_Given problem_. Reproduce every entry below precisely; do not include the pictures.

_Record list_.
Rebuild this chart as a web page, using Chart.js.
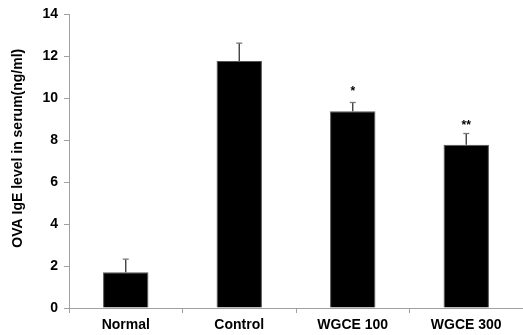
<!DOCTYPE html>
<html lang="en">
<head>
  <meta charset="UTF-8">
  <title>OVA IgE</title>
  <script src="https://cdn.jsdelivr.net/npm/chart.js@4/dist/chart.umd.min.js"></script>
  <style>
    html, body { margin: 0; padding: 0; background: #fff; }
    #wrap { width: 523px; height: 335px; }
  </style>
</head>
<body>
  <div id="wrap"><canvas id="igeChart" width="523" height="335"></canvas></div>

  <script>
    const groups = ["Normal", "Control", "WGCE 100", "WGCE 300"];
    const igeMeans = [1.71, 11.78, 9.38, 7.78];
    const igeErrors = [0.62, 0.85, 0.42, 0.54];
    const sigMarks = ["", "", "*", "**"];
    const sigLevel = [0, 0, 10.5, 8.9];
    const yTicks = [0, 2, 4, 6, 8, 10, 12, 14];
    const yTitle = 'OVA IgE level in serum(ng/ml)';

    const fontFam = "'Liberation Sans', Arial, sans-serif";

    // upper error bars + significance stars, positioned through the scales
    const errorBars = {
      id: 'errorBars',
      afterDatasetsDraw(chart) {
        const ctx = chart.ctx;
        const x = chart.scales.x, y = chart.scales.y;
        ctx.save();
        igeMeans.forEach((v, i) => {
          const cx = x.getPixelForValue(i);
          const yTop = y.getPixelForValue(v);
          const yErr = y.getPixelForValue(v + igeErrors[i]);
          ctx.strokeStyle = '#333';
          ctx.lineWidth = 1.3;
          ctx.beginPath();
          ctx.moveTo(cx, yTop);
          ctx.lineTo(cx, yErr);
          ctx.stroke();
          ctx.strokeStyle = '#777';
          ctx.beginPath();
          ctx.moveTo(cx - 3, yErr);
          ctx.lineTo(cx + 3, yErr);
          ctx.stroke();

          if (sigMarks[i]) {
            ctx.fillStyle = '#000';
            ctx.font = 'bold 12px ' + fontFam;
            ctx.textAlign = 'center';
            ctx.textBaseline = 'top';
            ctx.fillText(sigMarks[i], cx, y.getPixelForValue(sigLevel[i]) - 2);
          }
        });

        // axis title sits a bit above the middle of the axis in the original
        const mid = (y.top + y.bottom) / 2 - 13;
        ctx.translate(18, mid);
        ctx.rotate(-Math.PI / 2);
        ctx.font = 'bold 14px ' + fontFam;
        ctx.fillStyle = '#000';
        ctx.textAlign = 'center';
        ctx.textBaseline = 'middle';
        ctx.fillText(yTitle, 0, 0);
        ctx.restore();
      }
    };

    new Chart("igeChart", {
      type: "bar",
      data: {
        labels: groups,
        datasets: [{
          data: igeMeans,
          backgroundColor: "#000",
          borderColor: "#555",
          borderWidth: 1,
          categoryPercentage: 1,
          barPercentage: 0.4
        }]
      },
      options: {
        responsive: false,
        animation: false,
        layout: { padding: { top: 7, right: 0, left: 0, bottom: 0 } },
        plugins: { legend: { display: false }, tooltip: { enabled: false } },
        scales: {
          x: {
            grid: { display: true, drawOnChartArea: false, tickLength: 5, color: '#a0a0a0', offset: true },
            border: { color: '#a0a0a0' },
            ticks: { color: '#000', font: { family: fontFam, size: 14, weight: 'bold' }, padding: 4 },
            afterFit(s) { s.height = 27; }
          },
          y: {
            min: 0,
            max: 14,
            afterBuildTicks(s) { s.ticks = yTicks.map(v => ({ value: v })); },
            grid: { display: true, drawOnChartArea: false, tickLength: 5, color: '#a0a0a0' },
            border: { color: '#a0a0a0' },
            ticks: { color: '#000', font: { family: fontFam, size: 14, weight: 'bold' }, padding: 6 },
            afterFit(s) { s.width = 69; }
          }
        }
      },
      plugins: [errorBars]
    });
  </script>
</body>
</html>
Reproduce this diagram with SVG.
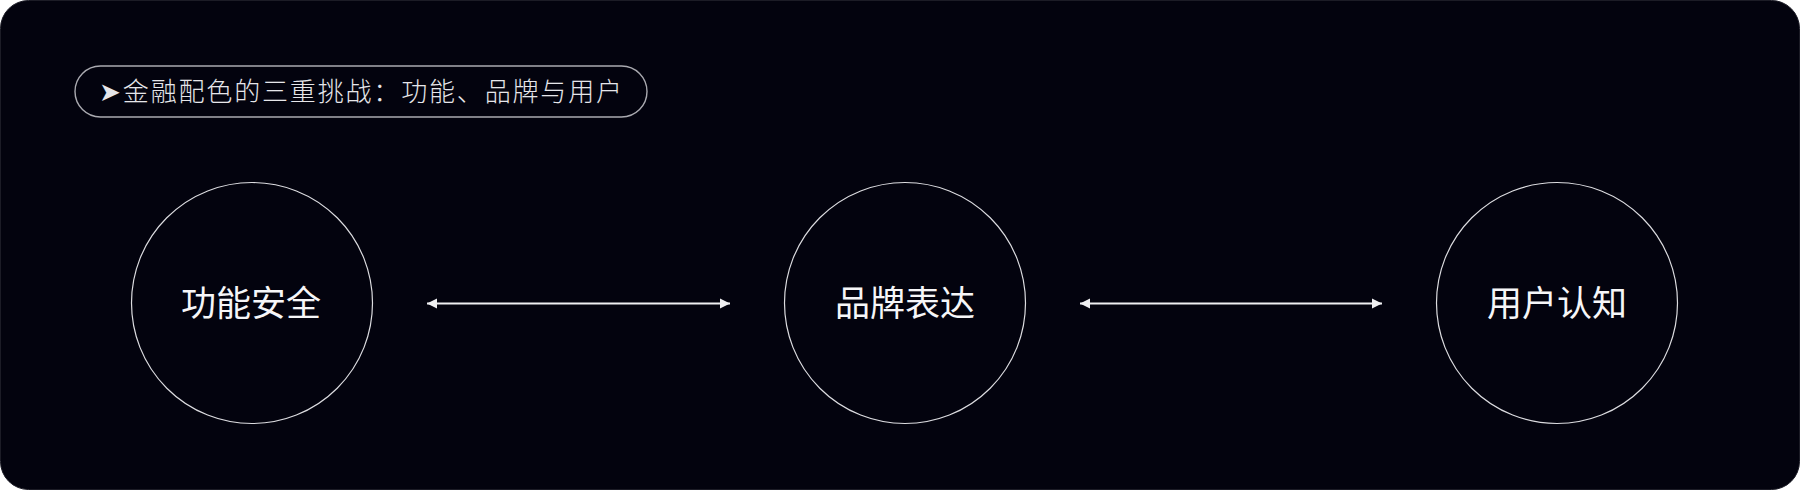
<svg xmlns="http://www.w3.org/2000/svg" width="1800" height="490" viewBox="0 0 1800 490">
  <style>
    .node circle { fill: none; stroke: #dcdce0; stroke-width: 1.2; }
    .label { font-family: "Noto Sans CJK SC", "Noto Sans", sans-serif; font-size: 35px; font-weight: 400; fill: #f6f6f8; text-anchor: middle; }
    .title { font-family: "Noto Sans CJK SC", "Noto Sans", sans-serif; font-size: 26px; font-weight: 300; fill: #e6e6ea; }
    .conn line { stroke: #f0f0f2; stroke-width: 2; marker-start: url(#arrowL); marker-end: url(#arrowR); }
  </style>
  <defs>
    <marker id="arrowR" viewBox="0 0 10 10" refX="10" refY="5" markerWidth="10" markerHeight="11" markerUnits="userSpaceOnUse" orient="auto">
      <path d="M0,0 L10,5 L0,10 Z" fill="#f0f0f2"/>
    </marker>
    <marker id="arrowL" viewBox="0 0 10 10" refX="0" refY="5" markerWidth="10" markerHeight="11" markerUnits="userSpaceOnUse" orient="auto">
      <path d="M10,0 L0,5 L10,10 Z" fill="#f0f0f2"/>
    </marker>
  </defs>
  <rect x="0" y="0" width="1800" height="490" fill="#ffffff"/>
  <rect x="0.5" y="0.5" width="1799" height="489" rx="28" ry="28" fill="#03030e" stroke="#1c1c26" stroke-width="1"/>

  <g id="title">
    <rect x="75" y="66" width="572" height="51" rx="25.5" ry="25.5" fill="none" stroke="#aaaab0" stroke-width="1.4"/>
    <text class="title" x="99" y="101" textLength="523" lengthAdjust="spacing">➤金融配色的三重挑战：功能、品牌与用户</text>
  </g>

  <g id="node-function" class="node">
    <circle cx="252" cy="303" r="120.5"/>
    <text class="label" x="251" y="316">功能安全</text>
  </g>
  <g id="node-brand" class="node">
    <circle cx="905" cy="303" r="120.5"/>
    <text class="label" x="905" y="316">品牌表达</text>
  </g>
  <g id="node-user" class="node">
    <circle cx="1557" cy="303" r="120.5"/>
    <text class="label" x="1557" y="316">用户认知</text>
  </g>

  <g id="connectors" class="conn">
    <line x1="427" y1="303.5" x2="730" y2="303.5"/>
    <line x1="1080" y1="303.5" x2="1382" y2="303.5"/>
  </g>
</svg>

_Solution_.
Rebuild this chart as a web page, using Chart.js.
<!DOCTYPE html>
<html lang="en">
<head>
  <meta charset="UTF-8">
  <title>OVA IgE</title>
  <script src="https://cdn.jsdelivr.net/npm/chart.js@4/dist/chart.umd.min.js"></script>
  <style>
    html, body { margin: 0; padding: 0; background: #fff; }
    #wrap { width: 523px; height: 335px; }
  </style>
</head>
<body>
  <div id="wrap"><canvas id="igeChart" width="523" height="335"></canvas></div>

  <script>
    const groups = ["Normal", "Control", "WGCE 100", "WGCE 300"];
    const igeMeans = [1.71, 11.78, 9.38, 7.78];
    const igeErrors = [0.62, 0.85, 0.42, 0.54];
    const sigMarks = ["", "", "*", "**"];
    const sigLevel = [0, 0, 10.5, 8.9];
    const yTicks = [0, 2, 4, 6, 8, 10, 12, 14];
    const yTitle = 'OVA IgE level in serum(ng/ml)';

    const fontFam = "'Liberation Sans', Arial, sans-serif";

    // upper error bars + significance stars, positioned through the scales
    const errorBars = {
      id: 'errorBars',
      afterDatasetsDraw(chart) {
        const ctx = chart.ctx;
        const x = chart.scales.x, y = chart.scales.y;
        ctx.save();
        igeMeans.forEach((v, i) => {
          const cx = x.getPixelForValue(i);
          const yTop = y.getPixelForValue(v);
          const yErr = y.getPixelForValue(v + igeErrors[i]);
          ctx.strokeStyle = '#333';
          ctx.lineWidth = 1.3;
          ctx.beginPath();
          ctx.moveTo(cx, yTop);
          ctx.lineTo(cx, yErr);
          ctx.stroke();
          ctx.strokeStyle = '#777';
          ctx.beginPath();
          ctx.moveTo(cx - 3, yErr);
          ctx.lineTo(cx + 3, yErr);
          ctx.stroke();

          if (sigMarks[i]) {
            ctx.fillStyle = '#000';
            ctx.font = 'bold 12px ' + fontFam;
            ctx.textAlign = 'center';
            ctx.textBaseline = 'top';
            ctx.fillText(sigMarks[i], cx, y.getPixelForValue(sigLevel[i]) - 2);
          }
        });

        // axis title sits a bit above the middle of the axis in the original
        const mid = (y.top + y.bottom) / 2 - 13;
        ctx.translate(18, mid);
        ctx.rotate(-Math.PI / 2);
        ctx.font = 'bold 14px ' + fontFam;
        ctx.fillStyle = '#000';
        ctx.textAlign = 'center';
        ctx.textBaseline = 'middle';
        ctx.fillText(yTitle, 0, 0);
        ctx.restore();
      }
    };

    new Chart("igeChart", {
      type: "bar",
      data: {
        labels: groups,
        datasets: [{
          data: igeMeans,
          backgroundColor: "#000",
          borderColor: "#555",
          borderWidth: 1,
          categoryPercentage: 1,
          barPercentage: 0.4
        }]
      },
      options: {
        responsive: false,
        animation: false,
        layout: { padding: { top: 7, right: 0, left: 0, bottom: 0 } },
        plugins: { legend: { display: false }, tooltip: { enabled: false } },
        scales: {
          x: {
            grid: { display: true, drawOnChartArea: false, tickLength: 5, color: '#a0a0a0', offset: true },
            border: { color: '#a0a0a0' },
            ticks: { color: '#000', font: { family: fontFam, size: 14, weight: 'bold' }, padding: 4 },
            afterFit(s) { s.height = 27; }
          },
          y: {
            min: 0,
            max: 14,
            afterBuildTicks(s) { s.ticks = yTicks.map(v => ({ value: v })); },
            grid: { display: true, drawOnChartArea: false, tickLength: 5, color: '#a0a0a0' },
            border: { color: '#a0a0a0' },
            ticks: { color: '#000', font: { family: fontFam, size: 14, weight: 'bold' }, padding: 6 },
            afterFit(s) { s.width = 69; }
          }
        }
      },
      plugins: [errorBars]
    });
  </script>
</body>
</html>
Reproduce this diagram with SVG.
<svg xmlns="http://www.w3.org/2000/svg" width="1800" height="490" viewBox="0 0 1800 490">
  <style>
    .node circle { fill: none; stroke: #dcdce0; stroke-width: 1.2; }
    .label { font-family: "Noto Sans CJK SC", "Noto Sans", sans-serif; font-size: 35px; font-weight: 400; fill: #f6f6f8; text-anchor: middle; }
    .title { font-family: "Noto Sans CJK SC", "Noto Sans", sans-serif; font-size: 26px; font-weight: 300; fill: #e6e6ea; }
    .conn line { stroke: #f0f0f2; stroke-width: 2; marker-start: url(#arrowL); marker-end: url(#arrowR); }
  </style>
  <defs>
    <marker id="arrowR" viewBox="0 0 10 10" refX="10" refY="5" markerWidth="10" markerHeight="11" markerUnits="userSpaceOnUse" orient="auto">
      <path d="M0,0 L10,5 L0,10 Z" fill="#f0f0f2"/>
    </marker>
    <marker id="arrowL" viewBox="0 0 10 10" refX="0" refY="5" markerWidth="10" markerHeight="11" markerUnits="userSpaceOnUse" orient="auto">
      <path d="M10,0 L0,5 L10,10 Z" fill="#f0f0f2"/>
    </marker>
  </defs>
  <rect x="0" y="0" width="1800" height="490" fill="#ffffff"/>
  <rect x="0.5" y="0.5" width="1799" height="489" rx="28" ry="28" fill="#03030e" stroke="#1c1c26" stroke-width="1"/>

  <g id="title">
    <rect x="75" y="66" width="572" height="51" rx="25.5" ry="25.5" fill="none" stroke="#aaaab0" stroke-width="1.4"/>
    <text class="title" x="99" y="101" textLength="523" lengthAdjust="spacing">➤金融配色的三重挑战：功能、品牌与用户</text>
  </g>

  <g id="node-function" class="node">
    <circle cx="252" cy="303" r="120.5"/>
    <text class="label" x="251" y="316">功能安全</text>
  </g>
  <g id="node-brand" class="node">
    <circle cx="905" cy="303" r="120.5"/>
    <text class="label" x="905" y="316">品牌表达</text>
  </g>
  <g id="node-user" class="node">
    <circle cx="1557" cy="303" r="120.5"/>
    <text class="label" x="1557" y="316">用户认知</text>
  </g>

  <g id="connectors" class="conn">
    <line x1="427" y1="303.5" x2="730" y2="303.5"/>
    <line x1="1080" y1="303.5" x2="1382" y2="303.5"/>
  </g>
</svg>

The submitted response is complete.